The Belief in Monotheism and Blind Obedience to Authority
Like Judaism and Christianity, monotheism reigns supreme in the Islamic faith. The first article in Islam is ‘La Ilaha Illa Allah,’ meaning, “there is no God but God.” Monotheism transferred in one swoop all the powers of the many gods of the pre-Islamic polytheist Arabs into the hands of the one and only omnipotent god, Allah. As the Messenger of Allah, the Prophet’s authority became rooted in the unlimited powers of Allah. After the Prophet’s death, the caliphs claimed His authority. The first four caliphs (632-661) were Companions of the Prophet. They asserted firsthand knowledge of how the Prophet would have reacted to new situations. By controlling the financial and the military powers of the state, the Umayyad caliphs (661-750), the Abbasid caliphs (750-1258), and the Ottoman Sultans (1280-1918) controlled the temporal and the spiritual. Today, Arab kings and presidents are absolute rulers in the tradition of the caliphs. Pandering ulama preach that blind obedience to king or president (waliy al-amr) is a core doctrine of the Islamic faith, a form of piety.

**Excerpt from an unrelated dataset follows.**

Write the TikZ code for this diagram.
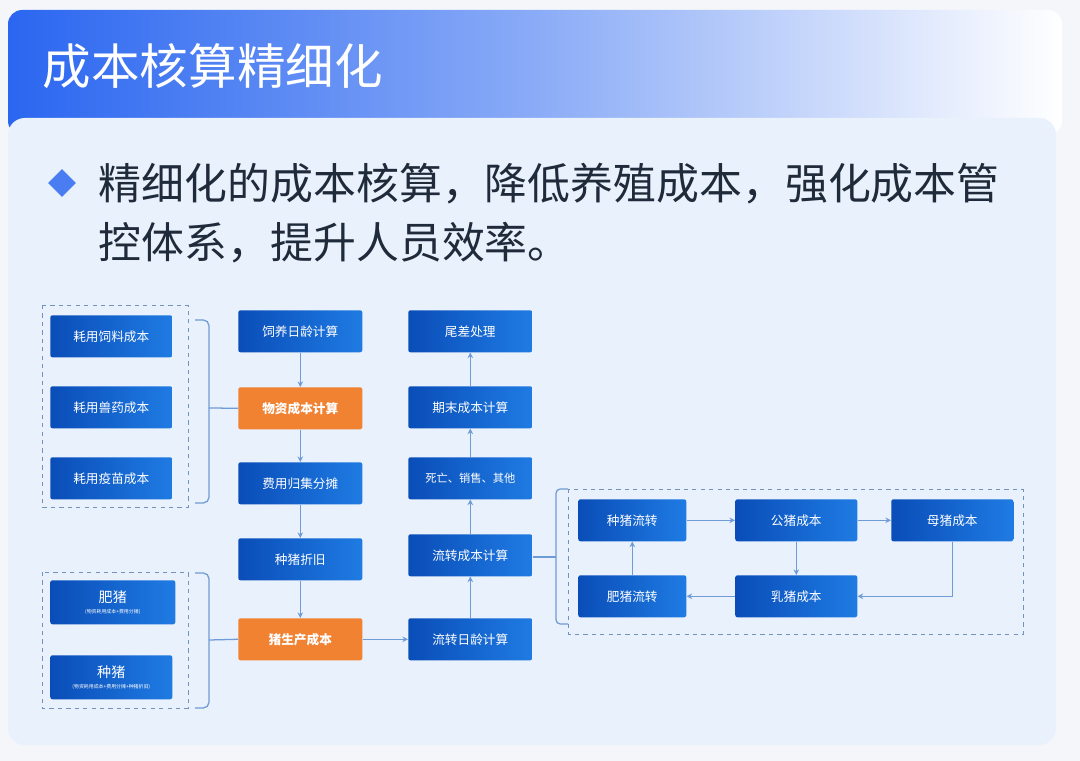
\documentclass[tikz,border=0pt]{standalone}
\usepackage{fontspec}
\setmainfont{Noto Sans CJK SC}
\usetikzlibrary{arrows.meta,shapes.geometric}
\definecolor{bg}{HTML}{F4F6FA}
\definecolor{card}{HTML}{E9F1FC}
\definecolor{hb}{HTML}{2A66F0}
\definecolor{bd}{HTML}{0A4DB8}
\definecolor{bl}{HTML}{1F7BE3}
\definecolor{og}{HTML}{F08232}
\definecolor{ln}{HTML}{6F9BD6}
\definecolor{txt}{HTML}{1F2A3A}
\tikzset{
 x=0.025cm,y=-0.025cm,
 bbox/.style={draw=none,left color=bd,right color=bl,rounded corners=1.5pt,text=white,font=\fontsize{9}{10}\selectfont},
 obox/.style={draw=none,fill=og,rounded corners=1.5pt,text=white,font=\bfseries\fontsize{9}{10}\selectfont},
 arr/.style={draw=ln,line width=0.8pt,-{Stealth[length=4pt,width=4pt]}},
 ln/.style={draw=ln,line width=0.9pt},
 grp/.style={draw=ln!70!gray,dashed,line width=0.6pt},
}
\newcommand{\bx}[6]{\node[#1,minimum width=#4*0.025cm-0.025cm*#2,minimum height=#5*0.025cm-0.025cm*#3,anchor=north west,inner sep=0pt] (#6) at (#2,#3) {};}
\begin{document}
\begin{tikzpicture}
\fill[bg] (0,0) rectangle (1080,761);
\useasboundingbox (0,0) rectangle (1080,761);
% header
\shade[left color=hb,right color=white,middle color=hb!55!white,rounded corners=10pt] (8,10) rectangle (1062,135);
\node[anchor=west,text=white,font=\fontsize{34.5}{36}\selectfont] (title) at (38,66) {成本核算精细化};
% card
\fill[card,rounded corners=12pt] (8,118) rectangle (1056,745);
\node[diamond,fill=hb!85!white,minimum size=20pt,inner sep=0pt] (dia) at (62,183) {};
\node[anchor=west,text=txt,font=\fontsize{30.5}{34}\selectfont] (l1) at (94,184) {精细化的成本核算，降低养殖成本，强化成本管};
\node[anchor=west,text=txt,font=\fontsize{30.5}{34}\selectfont] (l2) at (94,243) {控体系，提升人员效率。};
% groups
\draw[grp] (42,305) rectangle (188,507);
\draw[grp] (42,572) rectangle (188,708);
\draw[grp] (568,489) rectangle (1023,634);
% left boxes
\bx{bbox}{50}{315}{172}{357}{a1}\node[text=white,font=\fontsize{9}{10}\selectfont] at (a1) {耗用饲料成本};
\bx{bbox}{50}{386}{172}{428}{a2}\node[text=white,font=\fontsize{9}{10}\selectfont] at (a2) {耗用兽药成本};
\bx{bbox}{50}{457}{172}{499}{a3}\node[text=white,font=\fontsize{9}{10}\selectfont] at (a3) {耗用疫苗成本};
\bx{bbox}{50}{580}{175}{624}{f1}\node[text=white,align=center,font=\fontsize{10}{11}\selectfont] at (f1) {肥猪\\[-3pt]{\fontsize{3.5}{4}\selectfont (物资耗用成本+费用分摊)}};
\bx{bbox}{50}{655}{172}{699}{f2}\node[text=white,align=center,font=\fontsize{10}{11}\selectfont] at (f2) {种猪\\[-3pt]{\fontsize{3.5}{4}\selectfont (物资耗用成本+费用分摊+种猪折旧)}};
% column 2
\bx{bbox}{238}{310}{362}{352}{b1}\node[text=white,font=\fontsize{9}{10}\selectfont] at (b1) {饲养日龄计算};
\bx{obox}{238}{387}{362}{429}{b2}\node[text=white,font=\bfseries\fontsize{9}{10}\selectfont] at (b2) {物资成本计算};
\bx{bbox}{238}{462}{362}{504}{b3}\node[text=white,font=\fontsize{9}{10}\selectfont] at (b3) {费用归集分摊};
\bx{bbox}{238}{538}{362}{580}{b4}\node[text=white,font=\fontsize{9}{10}\selectfont] at (b4) {种猪折旧};
\bx{obox}{238}{618}{362}{660}{b5}\node[text=white,font=\bfseries\fontsize{9}{10}\selectfont] at (b5) {猪生产成本};
% column 3
\bx{bbox}{408}{310}{532}{352}{c1}\node[text=white,font=\fontsize{9}{10}\selectfont] at (c1) {尾差处理};
\bx{bbox}{408}{386}{532}{428}{c2}\node[text=white,font=\fontsize{9}{10}\selectfont] at (c2) {期末成本计算};
\bx{bbox}{408}{457}{532}{499}{c3}\node[text=white,font=\fontsize{8}{9}\selectfont] at (c3) {死亡、销售、其他};
\bx{bbox}{408}{534}{532}{576}{c4}\node[text=white,font=\fontsize{9}{10}\selectfont] at (c4) {流转成本计算};
\bx{bbox}{408}{618}{532}{660}{c5}\node[text=white,font=\fontsize{9}{10}\selectfont] at (c5) {流转日龄计算};
% right group
\bx{bbox}{578}{499}{686}{541}{d1}\node[text=white,font=\fontsize{9}{10}\selectfont] at (d1) {种猪流转};
\bx{bbox}{735}{499}{857}{541}{d2}\node[text=white,font=\fontsize{9}{10}\selectfont] at (d2) {公猪成本};
\bx{bbox}{891}{499}{1013}{541}{d3}\node[text=white,font=\fontsize{9}{10}\selectfont] at (d3) {母猪成本};
\bx{bbox}{578}{575}{686}{617}{d4}\node[text=white,font=\fontsize{9}{10}\selectfont] at (d4) {肥猪流转};
\bx{bbox}{735}{575}{857}{617}{d5}\node[text=white,font=\fontsize{9}{10}\selectfont] at (d5) {乳猪成本};
% braces
\draw[ln,rounded corners=4pt] (195,320) -- (209,320) -- (209,503) -- (195,503);
\coordinate (t1) at (209,408);
\draw[ln] (t1) -- (b2.west);
\draw[ln,rounded corners=4pt] (195,573) -- (209,573) -- (209,708) -- (195,708);
\coordinate (t2) at (209,640);
\draw[ln] (t2) -- (b5.west);
\draw[ln,rounded corners=3pt] (568,489) -- (556,489) -- (556,624) -- (568,624);
\coordinate (t3) at (556,557);
\draw[ln] (c4.east |- t3) -- (t3);
% arrows
\draw[arr] (b1) -- (b2);
\draw[arr] (b2) -- (b3);
\draw[arr] (b3) -- (b4);
\draw[arr] (b4) -- (b5);
\draw[arr] (b5) -- (c5);
\draw[arr] (c5) -- (c4);
\draw[arr] (c4) -- (c3);
\draw[arr] (c3) -- (c2);
\draw[arr] (c2) -- (c1);
\draw[arr] (d1) -- (d2);
\draw[arr] (d2) -- (d3);
\draw[arr] (d2) -- (d5);
\draw[arr] (d3.south) |- (d5.east);
\draw[arr] (d5) -- (d4);
\draw[arr] (d4) -- (d1);
\end{tikzpicture}
\end{document}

The Desert Habitat and Blind obedience to Authority
Extreme temperature fluctuations, dry and burning summer winds of over 50 degrees Celsius (122 degrees Fahrenheit), freezing winter nights, a topography of seemingly endless open spaces, mirages and moving sand dunes, low-density population, loneliness, personal freedom, scarce resources and often a limited quantity of food and clean water have contributed to shaping the personality, beliefs, and the way of life of the Bedouin. Survival requires the efficient use of the desert’s meagre provisions. Any waste of clean water could mean death. There is little margin for error. To Hitti, “Nomadism is as much a scientific mode of living in the Nufud [a part of the Arabian Desert] as industrialism is in Detroit or Manchester”.[[7]]

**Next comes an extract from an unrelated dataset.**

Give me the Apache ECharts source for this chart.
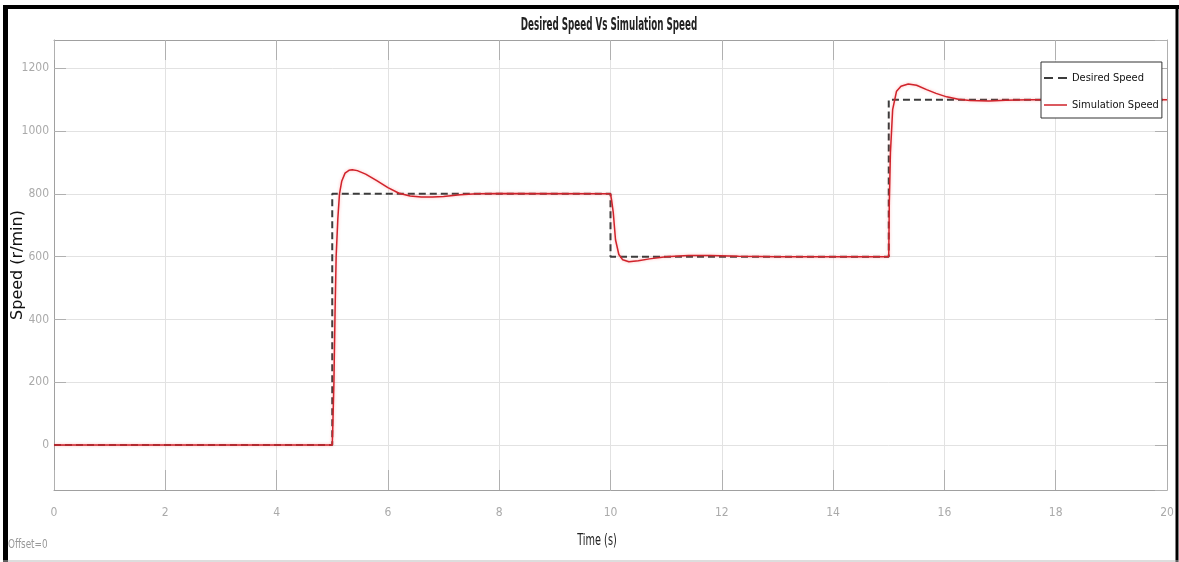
<!DOCTYPE html>
<html>
<head>
<meta charset="utf-8">
<title>Desired Speed Vs Simulation Speed</title>
<script src="https://cdn.jsdelivr.net/npm/echarts@6/dist/echarts.min.js"></script>
<style>
  html, body { margin: 0; padding: 0; background: #fff; }
  #chart { width: 1179px; height: 562px; }
</style>
</head>
<body>
<div id="chart"></div>
<script>
  // 给定转速（阶跃）
  var desiredTime = [0, 5, 5, 10, 10, 15, 15, 20];
  var desiredSpeed = [0, 0, 800, 800, 600, 600, 1100, 1100];

  // 仿真转速，从示波器图上读出来的
  var simTime = [0, 5.0, 5.01, 5.03, 5.05, 5.07, 5.1, 5.13, 5.17, 5.23, 5.3, 5.36, 5.45, 5.6, 5.8, 6.0, 6.2, 6.4,
    6.6, 6.8, 7.0, 7.3, 7.6, 8.0, 10.0, 10.02, 10.05, 10.09, 10.15, 10.22, 10.33, 10.5, 10.7, 11.0, 11.4, 11.8,
    12.3, 13.0, 15.0, 15.01, 15.03, 15.07, 15.14, 15.22, 15.35, 15.5, 15.68, 15.85, 16.04, 16.25, 16.46, 16.8,
    17.1, 17.5, 20];
  var simSpeed = [0, 0, 60, 200, 420, 600, 720, 800, 840, 866, 875, 877, 874, 863, 842, 820, 802, 793,
    790, 790, 792, 797, 800, 801, 800, 780, 740, 654, 607, 590, 584, 587, 593, 600, 604, 604,
    601, 600, 600, 771, 930, 1068, 1127, 1143, 1150, 1146, 1132, 1120, 1109, 1101, 1097, 1096,
    1098, 1100, 1100];

  // 刻度标签
  var xTicks = [0, 2, 4, 6, 8, 10, 12, 14, 16, 18, 20];
  var yTicks = [0, 200, 400, 600, 800, 1000, 1200];

  var narrow = "'DejaVu Sans Condensed', 'Liberation Sans', sans-serif";

  // 图例图标：虚线 / 实线（两个角上的小三角只是为了把包围盒撑成 23x14）
  var dashIcon = 'path://M0,0L0.01,0L0,0.01Z M0,6h9v2h-9z M14,6h9v2h-9z M23,14L22.99,14L23,13.99Z';
  var solidIcon = 'path://M0,0L0.01,0L0,0.01Z M0,6.2h23v1.6h-23z M23,14L22.99,14L23,13.99Z';

  function pairs(xs, ys) {
    var arr = [];
    xs.forEach(function (x, i) { arr.push([x, ys[i]]); });
    return arr;
  }

  function tickLabel(list) {
    return function (v) { return list.indexOf(v) >= 0 ? String(v) : ''; };
  }

  var yMin = -143, yMax = 1290;

  var axisLine = {show: true, onZero: false, lineStyle: {color: '#a0a0a0'}};

  var chart = echarts.init(document.getElementById('chart'));

  chart.setOption({
    animation: false,
    backgroundColor: '#fff',
    grid: {left: 54, top: 40, right: 12, bottom: 72, outerBoundsMode: 'none'},
    legend: {
      orient: 'vertical',
      left: 1041,
      top: 62,
      padding: [9, 3, 6, 3],
      itemWidth: 23,
      itemHeight: 14,
      itemGap: 13,
      backgroundColor: '#fff',
      borderColor: '#333',
      borderWidth: 1,
      selectedMode: false,
      textStyle: {fontFamily: narrow, fontSize: 11, color: '#111'},
      data: [
        {name: 'Desired Speed', icon: dashIcon},
        {name: 'Simulation Speed', icon: solidIcon}
      ]
    },
    xAxis: [{
      type: 'value',
      min: 0, max: 20, interval: 2,
      axisLine: axisLine,
      axisTick: {show: true, inside: true, length: 20, lineStyle: {color: '#b0b0b0'}},
      axisLabel: {color: '#aaa', fontFamily: narrow, fontSize: 12, margin: 17, formatter: tickLabel(xTicks)},
      splitLine: {show: true, lineStyle: {color: '#e2e2e2'}}
    }, {
      type: 'value', position: 'top',
      min: 0, max: 20, interval: 2,
      axisLine: axisLine,
      axisTick: {show: true, inside: true, length: 20, lineStyle: {color: '#b0b0b0'}},
      axisLabel: {show: false},
      splitLine: {show: false}
    }],
    yAxis: [{
      type: 'value',
      min: yMin, max: yMax, splitNumber: 7,
      name: 'Speed (r/min)',
      nameLocation: 'middle',
      nameRotate: 90,
      nameGap: 28,
      nameMoveOverlap: false,
      nameTextStyle: {fontFamily: 'DejaVu Sans', fontSize: 16, color: '#111'},
      axisLine: axisLine,
      axisTick: {show: true, inside: true, length: 12, lineStyle: {color: '#b0b0b0'}},
      axisLabel: {color: '#aaa', fontFamily: narrow, fontSize: 12, margin: 5,
        showMinLabel: false, showMaxLabel: false, formatter: tickLabel(yTicks)},
      splitLine: {show: true, lineStyle: {color: '#e2e2e2'}}
    }, {
      type: 'value', position: 'right',
      min: yMin, max: yMax, splitNumber: 7,
      axisLine: axisLine,
      axisTick: {show: true, inside: true, length: 12, lineStyle: {color: '#b0b0b0'}},
      axisLabel: {show: false},
      splitLine: {show: false}
    }],
    series: [{
      name: 'Desired Speed',
      type: 'line',
      symbol: 'none',
      data: pairs(desiredTime, desiredSpeed),
      itemStyle: {color: '#3c3c3c'},
      lineStyle: {color: '#3c3c3c', width: 2, type: [7, 4]},
      z: 2
    }, {
      name: 'Simulation Speed',
      type: 'line',
      symbol: 'none',
      data: pairs(simTime, simSpeed),
      itemStyle: {color: '#d0232b'},
      lineStyle: {color: '#d0232b', width: 1.5, shadowColor: 'rgba(255,80,80,0.45)', shadowBlur: 3},
      z: 3
    }],
    graphic: [
      // 外框
      {type: 'line', shape: {x1: 3, y1: 7, x2: 1179, y2: 7}, style: {stroke: '#000', lineWidth: 4}},
      {type: 'line', shape: {x1: 5.5, y1: 5, x2: 5.5, y2: 562}, style: {stroke: '#000', lineWidth: 5}},
      {type: 'line', shape: {x1: 1177, y1: 5, x2: 1177, y2: 562}, style: {stroke: '#000', lineWidth: 3}},
      {type: 'line', shape: {x1: 3, y1: 561, x2: 1179, y2: 561}, style: {stroke: '#bbb', lineWidth: 1}},
      {
        type: 'text', x: 609, y: 25, scaleX: 0.54,
        style: {text: 'Desired Speed Vs Simulation Speed', fill: '#222', align: 'center', verticalAlign: 'middle',
          font: 'bold 18px ' + narrow}
      },
      {
        type: 'text', x: 597, y: 541, scaleX: 0.72,
        style: {text: 'Time (s)', fill: '#222', align: 'center', verticalAlign: 'middle', font: '15px ' + narrow}
      },
      {
        type: 'text', x: 8, y: 545, scaleX: 0.82,
        style: {text: 'Offset=0', fill: '#999', align: 'left', verticalAlign: 'middle', font: '12px ' + narrow}
      }
    ]
  });

  window.onresize = function () {
    chart.resize();
  };
</script>
</body>
</html>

Solidarity and harmony among tribesmen are critical for the protection of the scant necessities of the tribe from internal disputes. Solidarity and harmony require blind obedience to the authority of the father, the clan’s elders, and the tribe’s chief. The tribal community needs to be managed by the most able manager. The tribe’s chief must be obeyed if the tribe’s resources are not to be wasted. Tribal obedience to hierarchy is a strategy for survival. The Prophet, being a product of desert living, enshrined blind obedience to authority in the Islamic creed.

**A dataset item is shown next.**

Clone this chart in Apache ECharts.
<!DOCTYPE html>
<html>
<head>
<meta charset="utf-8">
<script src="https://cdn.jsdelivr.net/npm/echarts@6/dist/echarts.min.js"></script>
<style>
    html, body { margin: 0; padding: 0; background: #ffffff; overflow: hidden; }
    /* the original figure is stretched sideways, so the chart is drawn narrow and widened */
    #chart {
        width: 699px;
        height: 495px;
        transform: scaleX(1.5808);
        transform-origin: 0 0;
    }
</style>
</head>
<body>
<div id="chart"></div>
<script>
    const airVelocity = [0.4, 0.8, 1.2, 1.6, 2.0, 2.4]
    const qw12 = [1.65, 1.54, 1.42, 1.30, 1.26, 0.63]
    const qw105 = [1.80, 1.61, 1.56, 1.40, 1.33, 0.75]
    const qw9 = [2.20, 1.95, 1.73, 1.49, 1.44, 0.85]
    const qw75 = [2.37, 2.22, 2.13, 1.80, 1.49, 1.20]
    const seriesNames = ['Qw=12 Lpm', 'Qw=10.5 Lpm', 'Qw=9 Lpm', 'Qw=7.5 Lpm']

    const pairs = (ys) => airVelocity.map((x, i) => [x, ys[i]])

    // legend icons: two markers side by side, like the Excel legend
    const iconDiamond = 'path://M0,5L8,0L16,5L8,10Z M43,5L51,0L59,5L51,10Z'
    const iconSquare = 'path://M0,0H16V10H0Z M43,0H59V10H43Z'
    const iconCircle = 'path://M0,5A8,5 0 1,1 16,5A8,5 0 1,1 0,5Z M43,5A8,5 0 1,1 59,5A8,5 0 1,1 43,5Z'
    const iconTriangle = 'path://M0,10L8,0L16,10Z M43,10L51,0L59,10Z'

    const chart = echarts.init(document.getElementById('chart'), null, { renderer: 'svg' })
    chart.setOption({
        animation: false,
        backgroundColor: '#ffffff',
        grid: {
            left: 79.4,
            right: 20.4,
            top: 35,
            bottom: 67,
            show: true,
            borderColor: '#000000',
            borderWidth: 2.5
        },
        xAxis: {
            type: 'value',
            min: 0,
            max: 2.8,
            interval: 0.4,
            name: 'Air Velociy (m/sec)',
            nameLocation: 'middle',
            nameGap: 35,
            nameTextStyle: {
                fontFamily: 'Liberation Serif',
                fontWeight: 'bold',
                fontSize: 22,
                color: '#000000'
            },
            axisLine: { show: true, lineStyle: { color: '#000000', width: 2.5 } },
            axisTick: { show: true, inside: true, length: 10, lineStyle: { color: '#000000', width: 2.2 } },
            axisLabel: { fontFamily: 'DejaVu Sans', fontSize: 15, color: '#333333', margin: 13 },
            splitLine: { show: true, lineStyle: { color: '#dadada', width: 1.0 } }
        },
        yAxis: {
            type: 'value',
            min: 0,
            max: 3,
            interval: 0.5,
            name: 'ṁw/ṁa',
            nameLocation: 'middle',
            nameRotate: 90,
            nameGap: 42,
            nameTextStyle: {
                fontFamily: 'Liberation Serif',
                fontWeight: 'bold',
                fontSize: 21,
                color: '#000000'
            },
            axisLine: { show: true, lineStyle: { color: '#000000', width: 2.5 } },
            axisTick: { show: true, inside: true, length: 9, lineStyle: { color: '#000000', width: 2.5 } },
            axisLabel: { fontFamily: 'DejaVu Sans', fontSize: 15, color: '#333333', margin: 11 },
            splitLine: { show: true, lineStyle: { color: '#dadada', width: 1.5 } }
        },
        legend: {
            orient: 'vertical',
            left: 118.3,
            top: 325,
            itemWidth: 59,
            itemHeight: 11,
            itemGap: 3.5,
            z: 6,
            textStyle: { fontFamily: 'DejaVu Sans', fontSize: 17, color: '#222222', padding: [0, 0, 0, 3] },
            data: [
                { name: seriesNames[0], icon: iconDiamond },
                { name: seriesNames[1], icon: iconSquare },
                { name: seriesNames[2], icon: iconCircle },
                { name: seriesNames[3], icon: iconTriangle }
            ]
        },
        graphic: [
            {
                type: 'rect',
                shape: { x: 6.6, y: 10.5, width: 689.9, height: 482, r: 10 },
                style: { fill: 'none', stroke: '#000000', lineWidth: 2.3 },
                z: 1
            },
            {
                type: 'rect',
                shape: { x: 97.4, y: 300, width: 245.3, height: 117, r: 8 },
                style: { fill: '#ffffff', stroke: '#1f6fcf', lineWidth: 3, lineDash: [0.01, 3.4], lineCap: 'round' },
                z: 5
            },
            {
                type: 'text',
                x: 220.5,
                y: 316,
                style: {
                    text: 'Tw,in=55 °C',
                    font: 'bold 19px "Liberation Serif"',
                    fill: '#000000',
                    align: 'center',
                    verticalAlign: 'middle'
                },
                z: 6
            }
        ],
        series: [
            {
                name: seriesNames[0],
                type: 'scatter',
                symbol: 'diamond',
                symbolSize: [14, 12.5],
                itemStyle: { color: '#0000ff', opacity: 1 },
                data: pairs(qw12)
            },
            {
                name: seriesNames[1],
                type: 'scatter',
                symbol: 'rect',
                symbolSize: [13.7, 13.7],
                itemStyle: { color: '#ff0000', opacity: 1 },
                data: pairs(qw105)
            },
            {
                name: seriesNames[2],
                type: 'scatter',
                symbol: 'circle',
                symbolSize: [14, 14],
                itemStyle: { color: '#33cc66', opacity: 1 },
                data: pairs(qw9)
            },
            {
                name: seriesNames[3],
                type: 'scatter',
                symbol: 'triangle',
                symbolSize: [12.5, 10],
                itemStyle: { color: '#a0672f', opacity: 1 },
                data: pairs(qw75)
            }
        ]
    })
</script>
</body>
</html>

The Likelihood of Islamic Renaissance in Arab countries
How likely is it that Arab kings and presidents might engage in genuine religious and political reforms in the foreseeable future? The answer is zero. To Arab rulers, Islam is the anesthetic that supplements their security forces.
FOOTNOTES
[1] Albert Hourani, “Arabic Thought in the Liberal Age 1789-1939” Cambridge University Press, p. 14
[2] Ibid., 15
[3] Ibid., 19
[4] Marshall G. S. Hodgson, “The Venture of Islam”, The University of Chicago Press, Vol. 1. 1977, 328.
[5] Abi Dawud Hadith collection, 3641, https://sunnah.com/abudawud:3641
[6] N. J. Coulson, “A History of Islamic Law”, Edinburgh at the University Press, 1971, p. 12.
[7] Philip Hitti, “History of the Arabs”, 10th edition (MacMillan Press Ltd., London, 1970), p. 23.